Penggambaran surga tersebut memberikan pemahaman bahwa agar tercapai kehidupan yang tenteram, aman dan bahagia, manusia harus memperhatikan aspek lingkungan hidup. Salah satunya dengan menjaga kelestarian alam yang merupakan sistem ideal dalam kehidupan manusia. Menjaga dan melestarikan alam inilah yang menjadi bagian dari amal saleh manusia yang dapat mengantarkannya pada keridaan Allah swt. (surga-Nya).
Dijelaskan juga dalam ayat bahwa bagi orang-orang beriman dan beramal saleh, akan mendapatkan pasangan yang suci. Di dalam ayat diungkapkan dengan kalimat azwājun muthahharah (أَزْوَاجٌ مُطَهَّرَةٌ). Azwāj adalah bentuk jama’ (جمع) dari zauj (زوج).

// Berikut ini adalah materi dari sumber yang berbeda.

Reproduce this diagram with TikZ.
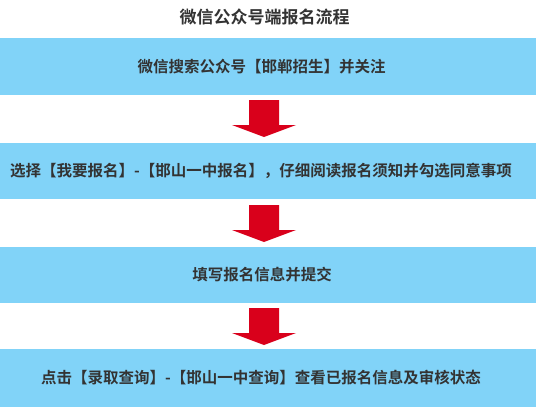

Dalam bahasa Arab, kata zauj (زوج) bersifat netral, bisa digunakan untuk laki-laki dan perempuan. Sehingga sebenarnya lebih tepat diterjemahkan pasangan, bukan isteri-isteri. Ayat ini ditutup dengan pernyataan bahwa orang-orang beriman dan beramal saleh akan kekal di dalam surga buat selama-lamanya.